Ärztekammer-Präsident Klaus Reinhardt bezeichnete die Vorschläge zur Arbeitsgestaltung bei Hitze als durchaus diskussionswürdig. „Wichtig ist, bei großer Hitze die Schlagzahl etwas herunterzufahren und – wenn irgendwie möglich – die eine oder andere Pause extra einzulegen“, sagte er dieser Zeitung. Arbeitgeber sollten es aus Fürsorge ermöglichen, das Arbeitstempo bei extremer Hitze etwas zu bremsen.
Höchstwert auch in Paris
Die Arbeitgeber sehen die Forderungen der Grünen deutlich kritischer. Es sei die Aufgabe der Betriebe, individuelle Maßnahmen vor Ort zu treffen, sagte BDA-Hauptgeschäftsführer Steffen Kampeter.
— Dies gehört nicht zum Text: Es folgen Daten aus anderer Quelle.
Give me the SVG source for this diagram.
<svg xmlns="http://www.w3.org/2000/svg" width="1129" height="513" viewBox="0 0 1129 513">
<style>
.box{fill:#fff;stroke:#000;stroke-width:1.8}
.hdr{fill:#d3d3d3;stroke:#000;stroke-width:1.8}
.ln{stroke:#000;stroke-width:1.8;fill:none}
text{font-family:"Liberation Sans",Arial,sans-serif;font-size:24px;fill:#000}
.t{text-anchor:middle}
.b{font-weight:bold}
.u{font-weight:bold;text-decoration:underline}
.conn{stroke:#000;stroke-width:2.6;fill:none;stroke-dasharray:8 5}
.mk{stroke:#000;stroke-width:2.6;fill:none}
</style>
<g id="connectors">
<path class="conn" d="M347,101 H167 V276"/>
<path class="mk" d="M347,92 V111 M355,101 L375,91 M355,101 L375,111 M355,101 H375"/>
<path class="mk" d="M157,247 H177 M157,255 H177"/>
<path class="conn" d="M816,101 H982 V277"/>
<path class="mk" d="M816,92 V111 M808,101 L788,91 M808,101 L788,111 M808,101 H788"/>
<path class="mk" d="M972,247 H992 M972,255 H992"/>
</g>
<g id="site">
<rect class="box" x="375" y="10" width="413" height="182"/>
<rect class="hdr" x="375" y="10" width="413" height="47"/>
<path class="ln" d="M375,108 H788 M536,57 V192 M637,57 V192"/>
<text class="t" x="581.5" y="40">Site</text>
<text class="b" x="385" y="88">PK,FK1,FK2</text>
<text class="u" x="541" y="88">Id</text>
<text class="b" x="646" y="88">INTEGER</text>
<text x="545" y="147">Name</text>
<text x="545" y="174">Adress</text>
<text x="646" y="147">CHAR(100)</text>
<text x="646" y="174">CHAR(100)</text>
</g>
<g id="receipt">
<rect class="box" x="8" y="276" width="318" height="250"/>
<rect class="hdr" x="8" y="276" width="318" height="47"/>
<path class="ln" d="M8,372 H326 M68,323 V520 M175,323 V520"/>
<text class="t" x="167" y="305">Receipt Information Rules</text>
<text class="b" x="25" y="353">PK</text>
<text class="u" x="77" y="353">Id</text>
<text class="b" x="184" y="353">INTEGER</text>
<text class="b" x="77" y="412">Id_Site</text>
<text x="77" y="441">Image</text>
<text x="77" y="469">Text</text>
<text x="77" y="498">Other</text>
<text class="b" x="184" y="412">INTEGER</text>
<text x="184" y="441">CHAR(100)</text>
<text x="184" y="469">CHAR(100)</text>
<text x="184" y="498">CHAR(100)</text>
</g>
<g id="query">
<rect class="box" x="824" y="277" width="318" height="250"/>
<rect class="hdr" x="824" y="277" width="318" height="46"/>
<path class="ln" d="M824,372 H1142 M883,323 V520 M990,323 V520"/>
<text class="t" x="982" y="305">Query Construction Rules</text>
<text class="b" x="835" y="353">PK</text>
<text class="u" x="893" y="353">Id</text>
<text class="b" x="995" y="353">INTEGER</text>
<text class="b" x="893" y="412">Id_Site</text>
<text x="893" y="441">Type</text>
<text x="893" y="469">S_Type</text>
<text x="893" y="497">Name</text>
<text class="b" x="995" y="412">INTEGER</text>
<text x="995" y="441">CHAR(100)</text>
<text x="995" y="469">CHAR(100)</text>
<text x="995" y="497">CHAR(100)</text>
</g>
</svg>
Viele Betriebe hätten ohnehin Gleitzeit-Regelungen, sodass Arbeitnehmer flexibel auf die Hitze reagieren könnten. „Immer neue staatliche Einheitsfantasien und Regulierungsregelungen für unsere Unternehmen sind nicht der richtige Weg.“
Die hohen Temperaturen haben derzeit auch andere Länder Europas im Griff. In Paris wurde ein neuer Hitzerekord gemessen. Mit mehr als 42 Grad war es in der französischen Hauptstadt am Donnerstag so heiß wie nie zuvor seit Beginn der Temperaturaufzeichnung, wie der Wetterdienst France Météo mitteilte.
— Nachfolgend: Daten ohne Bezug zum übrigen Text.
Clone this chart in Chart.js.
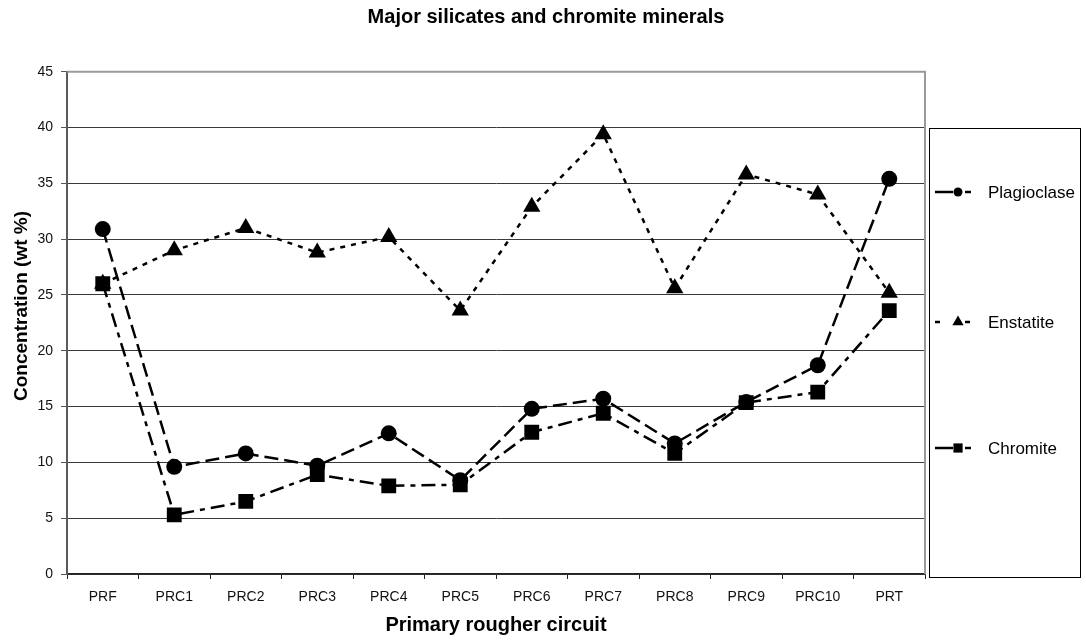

Der Betreiber des europäischen Hochgeschwindigkeitszuges Thalys stellte wegen der Hitze den Verkauf seiner Tickets vorerst ein. ,Die Thalys-Züge sind unter anderem zwischen Paris und Nordrhein-Westfalen unterwegs. Zuvor hatte Thalys bereits darauf hingewiesen, dass es aufgrund der Hitze zu Verkehrsbehinderungen zwischen Paris und Brüssel kommt.